The Board of Ethics fined Philadelphians for a Fair Future and other groups last year for “making material misstatements and omissions” in their registration and expense reports in 2016 when they were pushing for the sweetened beverage tax.

Muhammad’s profile on the Philadelphia NAACP website lists media outlets where he has appeared and that he “has worked with previous mayors fighting illegal gun sales and racial tensions in Philadelphia and Chicago,” but it does not mention his ties to the Kenney campaign.

And just last month, at an NAACP candidates forum where Kenney and other candidates presented their platforms to voters, Muhammad spoke to those in attendance but never mentioned his financial ties to Kenney.

Sims, also the local chapter’s political director, said he manages all political events to prevent any conflict of interest with Muhammad.

“It was imperative that this process that the NAACP has — in reference to doing political forums, et cetera — was not under the jurisdiction of the president,” he said.

Still, Muhammad’s ties to Kenney are a “glaring contradiction,” said Paula Peebles, state chairwoman of the National Action Network, a civil rights organization.

The Black community has serious issues with Kenney, Peebles said, including the Philadelphia Police Department’s use of stop and frisk, high crime rates, public safety and the 10-year property tax abatement.

“We have a mayor that has made policy positions that are in opposition to the very foundation that the NAACP stands for,” Peebles said. “It’s going to make it difficult for him [Muhammad] to be in the circle of community meetings because they’re just not going to trust him.”

Rev.
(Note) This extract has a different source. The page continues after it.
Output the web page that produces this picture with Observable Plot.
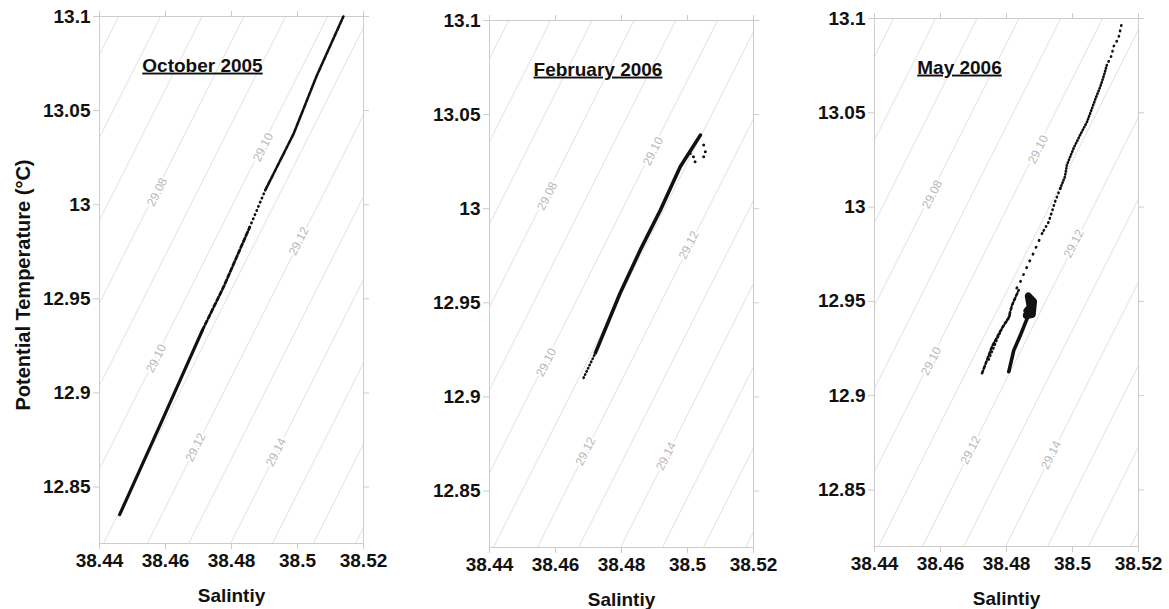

Jay Broadnax, president of the Black Clergy of Philadelphia and Vicinity, said Muhammad’s connection to Kenney “does raise questions,” but described Muhammad as a “straight-up guy.”

David Thornburgh, CEO of the nonpartisan government watchdog group Committee of Seventy, said Muhammad’s relationship demands an extra layer of scrutiny and transparency.

“When you’re the prominent leader of a prominent community organization,” he said, “it’s a little hard to separate your personal interest from your organizational interest.”